▸ **PROBLEM REQUIREMENTS**: Output the material exactly, but drop every image it holds.

▸ **DATA SEGMENT**:
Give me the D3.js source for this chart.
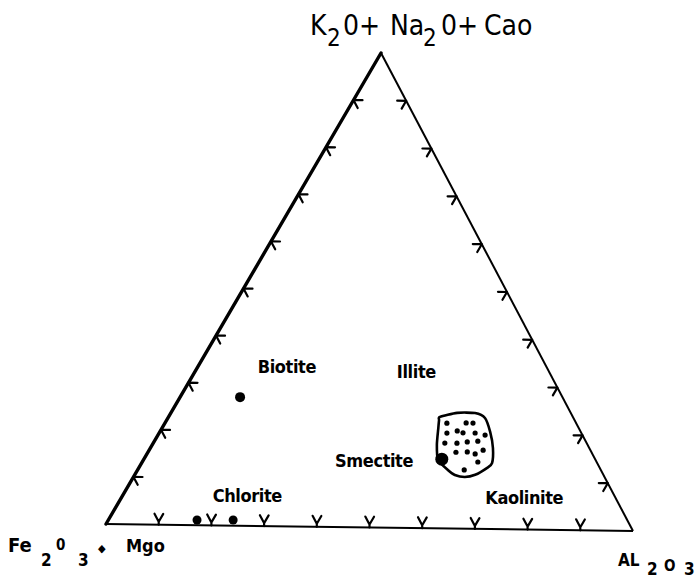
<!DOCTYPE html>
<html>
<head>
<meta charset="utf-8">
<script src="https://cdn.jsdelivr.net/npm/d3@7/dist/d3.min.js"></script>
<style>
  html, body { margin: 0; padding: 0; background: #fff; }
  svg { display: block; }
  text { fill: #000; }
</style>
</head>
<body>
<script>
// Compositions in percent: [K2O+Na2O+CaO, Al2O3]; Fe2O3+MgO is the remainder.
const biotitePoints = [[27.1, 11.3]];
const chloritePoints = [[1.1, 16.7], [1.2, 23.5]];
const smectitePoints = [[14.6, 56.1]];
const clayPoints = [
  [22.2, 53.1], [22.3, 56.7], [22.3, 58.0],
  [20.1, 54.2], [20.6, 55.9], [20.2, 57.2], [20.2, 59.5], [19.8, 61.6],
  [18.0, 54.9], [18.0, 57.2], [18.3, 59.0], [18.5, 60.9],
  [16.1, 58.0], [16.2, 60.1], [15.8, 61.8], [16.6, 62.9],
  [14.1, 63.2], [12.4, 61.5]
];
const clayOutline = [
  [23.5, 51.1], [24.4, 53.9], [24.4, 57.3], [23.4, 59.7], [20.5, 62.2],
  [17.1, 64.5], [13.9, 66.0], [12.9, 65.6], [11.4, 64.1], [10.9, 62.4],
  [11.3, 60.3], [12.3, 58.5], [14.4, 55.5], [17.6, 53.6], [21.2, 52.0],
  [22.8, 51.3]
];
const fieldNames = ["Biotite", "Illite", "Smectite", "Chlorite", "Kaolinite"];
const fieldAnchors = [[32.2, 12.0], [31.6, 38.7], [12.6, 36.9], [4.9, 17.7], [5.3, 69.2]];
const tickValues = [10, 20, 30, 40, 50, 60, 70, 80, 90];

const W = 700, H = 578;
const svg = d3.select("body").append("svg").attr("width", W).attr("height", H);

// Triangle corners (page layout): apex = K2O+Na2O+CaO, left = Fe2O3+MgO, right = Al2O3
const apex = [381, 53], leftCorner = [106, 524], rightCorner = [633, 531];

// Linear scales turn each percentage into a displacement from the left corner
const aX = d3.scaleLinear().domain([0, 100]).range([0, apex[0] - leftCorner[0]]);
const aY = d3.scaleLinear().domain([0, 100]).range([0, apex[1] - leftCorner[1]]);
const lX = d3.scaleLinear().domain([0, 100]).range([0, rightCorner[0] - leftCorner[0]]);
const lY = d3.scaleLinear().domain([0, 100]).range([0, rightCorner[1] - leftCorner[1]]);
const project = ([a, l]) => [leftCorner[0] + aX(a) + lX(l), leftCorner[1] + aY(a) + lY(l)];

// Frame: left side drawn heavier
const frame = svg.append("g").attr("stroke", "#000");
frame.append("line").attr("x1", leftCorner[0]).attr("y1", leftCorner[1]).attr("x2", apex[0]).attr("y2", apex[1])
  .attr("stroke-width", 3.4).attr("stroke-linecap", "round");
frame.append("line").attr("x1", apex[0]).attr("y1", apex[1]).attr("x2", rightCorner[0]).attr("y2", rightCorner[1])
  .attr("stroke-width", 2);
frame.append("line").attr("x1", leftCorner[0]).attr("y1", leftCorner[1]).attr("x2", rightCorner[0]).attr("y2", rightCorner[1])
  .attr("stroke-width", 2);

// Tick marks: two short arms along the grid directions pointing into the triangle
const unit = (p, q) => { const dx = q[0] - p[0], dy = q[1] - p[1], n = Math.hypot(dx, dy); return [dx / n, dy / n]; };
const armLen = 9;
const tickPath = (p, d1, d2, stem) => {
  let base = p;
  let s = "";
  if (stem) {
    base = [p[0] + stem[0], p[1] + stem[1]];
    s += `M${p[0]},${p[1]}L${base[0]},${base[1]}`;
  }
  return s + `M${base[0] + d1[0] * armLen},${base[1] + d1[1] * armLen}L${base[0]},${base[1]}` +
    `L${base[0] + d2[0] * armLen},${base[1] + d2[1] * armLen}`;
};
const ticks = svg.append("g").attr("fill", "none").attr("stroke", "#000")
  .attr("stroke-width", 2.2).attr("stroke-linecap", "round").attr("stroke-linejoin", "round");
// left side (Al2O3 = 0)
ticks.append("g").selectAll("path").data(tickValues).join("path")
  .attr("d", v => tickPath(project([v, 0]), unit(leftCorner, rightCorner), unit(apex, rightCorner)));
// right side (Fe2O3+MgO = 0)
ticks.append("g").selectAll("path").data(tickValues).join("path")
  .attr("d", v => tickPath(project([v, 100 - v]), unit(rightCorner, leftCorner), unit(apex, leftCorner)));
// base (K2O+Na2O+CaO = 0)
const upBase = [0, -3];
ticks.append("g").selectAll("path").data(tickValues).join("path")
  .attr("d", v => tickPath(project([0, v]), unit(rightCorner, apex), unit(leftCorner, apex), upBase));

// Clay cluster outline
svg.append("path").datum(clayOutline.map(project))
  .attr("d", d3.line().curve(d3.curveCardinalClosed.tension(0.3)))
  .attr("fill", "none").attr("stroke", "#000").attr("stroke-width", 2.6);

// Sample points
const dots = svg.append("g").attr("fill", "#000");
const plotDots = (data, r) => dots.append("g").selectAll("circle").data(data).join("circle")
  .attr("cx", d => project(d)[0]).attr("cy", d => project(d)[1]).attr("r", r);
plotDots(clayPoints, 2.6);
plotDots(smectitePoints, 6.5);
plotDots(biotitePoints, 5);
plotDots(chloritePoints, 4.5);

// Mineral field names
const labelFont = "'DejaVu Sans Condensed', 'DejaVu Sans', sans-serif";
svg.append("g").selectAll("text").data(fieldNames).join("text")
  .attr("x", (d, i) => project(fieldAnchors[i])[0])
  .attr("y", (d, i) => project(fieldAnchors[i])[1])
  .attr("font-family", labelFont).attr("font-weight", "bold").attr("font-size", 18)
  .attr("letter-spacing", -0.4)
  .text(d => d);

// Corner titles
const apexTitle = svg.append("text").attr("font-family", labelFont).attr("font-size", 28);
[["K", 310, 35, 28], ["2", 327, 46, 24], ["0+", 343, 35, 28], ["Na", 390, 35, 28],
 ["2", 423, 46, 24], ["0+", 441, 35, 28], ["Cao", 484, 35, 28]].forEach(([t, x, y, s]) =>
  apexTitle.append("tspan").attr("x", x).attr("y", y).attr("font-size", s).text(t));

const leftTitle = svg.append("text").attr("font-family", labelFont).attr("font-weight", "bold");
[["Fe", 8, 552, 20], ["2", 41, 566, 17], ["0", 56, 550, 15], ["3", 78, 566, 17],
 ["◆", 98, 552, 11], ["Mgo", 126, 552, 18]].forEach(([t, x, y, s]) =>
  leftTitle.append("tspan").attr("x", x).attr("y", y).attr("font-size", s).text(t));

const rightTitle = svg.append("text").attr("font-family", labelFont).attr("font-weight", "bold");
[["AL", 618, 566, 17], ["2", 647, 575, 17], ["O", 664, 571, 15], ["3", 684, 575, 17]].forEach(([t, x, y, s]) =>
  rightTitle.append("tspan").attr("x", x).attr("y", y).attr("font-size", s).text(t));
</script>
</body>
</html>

▸ **RESULT BELOW**:
Give me the D3.js source for this chart.
<!DOCTYPE html>
<html>
<head>
<meta charset="utf-8">
<script src="https://cdn.jsdelivr.net/npm/d3@7/dist/d3.min.js"></script>
<style>
  html, body { margin: 0; padding: 0; background: #fff; }
  svg { display: block; }
  text { fill: #000; }
</style>
</head>
<body>
<script>
// Compositions in percent: [K2O+Na2O+CaO, Al2O3]; Fe2O3+MgO is the remainder.
const biotitePoints = [[27.1, 11.3]];
const chloritePoints = [[1.1, 16.7], [1.2, 23.5]];
const smectitePoints = [[14.6, 56.1]];
const clayPoints = [
  [22.2, 53.1], [22.3, 56.7], [22.3, 58.0],
  [20.1, 54.2], [20.6, 55.9], [20.2, 57.2], [20.2, 59.5], [19.8, 61.6],
  [18.0, 54.9], [18.0, 57.2], [18.3, 59.0], [18.5, 60.9],
  [16.1, 58.0], [16.2, 60.1], [15.8, 61.8], [16.6, 62.9],
  [14.1, 63.2], [12.4, 61.5]
];
const clayOutline = [
  [23.5, 51.1], [24.4, 53.9], [24.4, 57.3], [23.4, 59.7], [20.5, 62.2],
  [17.1, 64.5], [13.9, 66.0], [12.9, 65.6], [11.4, 64.1], [10.9, 62.4],
  [11.3, 60.3], [12.3, 58.5], [14.4, 55.5], [17.6, 53.6], [21.2, 52.0],
  [22.8, 51.3]
];
const fieldNames = ["Biotite", "Illite", "Smectite", "Chlorite", "Kaolinite"];
const fieldAnchors = [[32.2, 12.0], [31.6, 38.7], [12.6, 36.9], [4.9, 17.7], [5.3, 69.2]];
const tickValues = [10, 20, 30, 40, 50, 60, 70, 80, 90];

const W = 700, H = 578;
const svg = d3.select("body").append("svg").attr("width", W).attr("height", H);

// Triangle corners (page layout): apex = K2O+Na2O+CaO, left = Fe2O3+MgO, right = Al2O3
const apex = [381, 53], leftCorner = [106, 524], rightCorner = [633, 531];

// Linear scales turn each percentage into a displacement from the left corner
const aX = d3.scaleLinear().domain([0, 100]).range([0, apex[0] - leftCorner[0]]);
const aY = d3.scaleLinear().domain([0, 100]).range([0, apex[1] - leftCorner[1]]);
const lX = d3.scaleLinear().domain([0, 100]).range([0, rightCorner[0] - leftCorner[0]]);
const lY = d3.scaleLinear().domain([0, 100]).range([0, rightCorner[1] - leftCorner[1]]);
const project = ([a, l]) => [leftCorner[0] + aX(a) + lX(l), leftCorner[1] + aY(a) + lY(l)];

// Frame: left side drawn heavier
const frame = svg.append("g").attr("stroke", "#000");
frame.append("line").attr("x1", leftCorner[0]).attr("y1", leftCorner[1]).attr("x2", apex[0]).attr("y2", apex[1])
  .attr("stroke-width", 3.4).attr("stroke-linecap", "round");
frame.append("line").attr("x1", apex[0]).attr("y1", apex[1]).attr("x2", rightCorner[0]).attr("y2", rightCorner[1])
  .attr("stroke-width", 2);
frame.append("line").attr("x1", leftCorner[0]).attr("y1", leftCorner[1]).attr("x2", rightCorner[0]).attr("y2", rightCorner[1])
  .attr("stroke-width", 2);

// Tick marks: two short arms along the grid directions pointing into the triangle
const unit = (p, q) => { const dx = q[0] - p[0], dy = q[1] - p[1], n = Math.hypot(dx, dy); return [dx / n, dy / n]; };
const armLen = 9;
const tickPath = (p, d1, d2, stem) => {
  let base = p;
  let s = "";
  if (stem) {
    base = [p[0] + stem[0], p[1] + stem[1]];
    s += `M${p[0]},${p[1]}L${base[0]},${base[1]}`;
  }
  return s + `M${base[0] + d1[0] * armLen},${base[1] + d1[1] * armLen}L${base[0]},${base[1]}` +
    `L${base[0] + d2[0] * armLen},${base[1] + d2[1] * armLen}`;
};
const ticks = svg.append("g").attr("fill", "none").attr("stroke", "#000")
  .attr("stroke-width", 2.2).attr("stroke-linecap", "round").attr("stroke-linejoin", "round");
// left side (Al2O3 = 0)
ticks.append("g").selectAll("path").data(tickValues).join("path")
  .attr("d", v => tickPath(project([v, 0]), unit(leftCorner, rightCorner), unit(apex, rightCorner)));
// right side (Fe2O3+MgO = 0)
ticks.append("g").selectAll("path").data(tickValues).join("path")
  .attr("d", v => tickPath(project([v, 100 - v]), unit(rightCorner, leftCorner), unit(apex, leftCorner)));
// base (K2O+Na2O+CaO = 0)
const upBase = [0, -3];
ticks.append("g").selectAll("path").data(tickValues).join("path")
  .attr("d", v => tickPath(project([0, v]), unit(rightCorner, apex), unit(leftCorner, apex), upBase));

// Clay cluster outline
svg.append("path").datum(clayOutline.map(project))
  .attr("d", d3.line().curve(d3.curveCardinalClosed.tension(0.3)))
  .attr("fill", "none").attr("stroke", "#000").attr("stroke-width", 2.6);

// Sample points
const dots = svg.append("g").attr("fill", "#000");
const plotDots = (data, r) => dots.append("g").selectAll("circle").data(data).join("circle")
  .attr("cx", d => project(d)[0]).attr("cy", d => project(d)[1]).attr("r", r);
plotDots(clayPoints, 2.6);
plotDots(smectitePoints, 6.5);
plotDots(biotitePoints, 5);
plotDots(chloritePoints, 4.5);

// Mineral field names
const labelFont = "'DejaVu Sans Condensed', 'DejaVu Sans', sans-serif";
svg.append("g").selectAll("text").data(fieldNames).join("text")
  .attr("x", (d, i) => project(fieldAnchors[i])[0])
  .attr("y", (d, i) => project(fieldAnchors[i])[1])
  .attr("font-family", labelFont).attr("font-weight", "bold").attr("font-size", 18)
  .attr("letter-spacing", -0.4)
  .text(d => d);

// Corner titles
const apexTitle = svg.append("text").attr("font-family", labelFont).attr("font-size", 28);
[["K", 310, 35, 28], ["2", 327, 46, 24], ["0+", 343, 35, 28], ["Na", 390, 35, 28],
 ["2", 423, 46, 24], ["0+", 441, 35, 28], ["Cao", 484, 35, 28]].forEach(([t, x, y, s]) =>
  apexTitle.append("tspan").attr("x", x).attr("y", y).attr("font-size", s).text(t));

const leftTitle = svg.append("text").attr("font-family", labelFont).attr("font-weight", "bold");
[["Fe", 8, 552, 20], ["2", 41, 566, 17], ["0", 56, 550, 15], ["3", 78, 566, 17],
 ["◆", 98, 552, 11], ["Mgo", 126, 552, 18]].forEach(([t, x, y, s]) =>
  leftTitle.append("tspan").attr("x", x).attr("y", y).attr("font-size", s).text(t));

const rightTitle = svg.append("text").attr("font-family", labelFont).attr("font-weight", "bold");
[["AL", 618, 566, 17], ["2", 647, 575, 17], ["O", 664, 571, 15], ["3", 684, 575, 17]].forEach(([t, x, y, s]) =>
  rightTitle.append("tspan").attr("x", x).attr("y", y).attr("font-size", s).text(t));
</script>
</body>
</html>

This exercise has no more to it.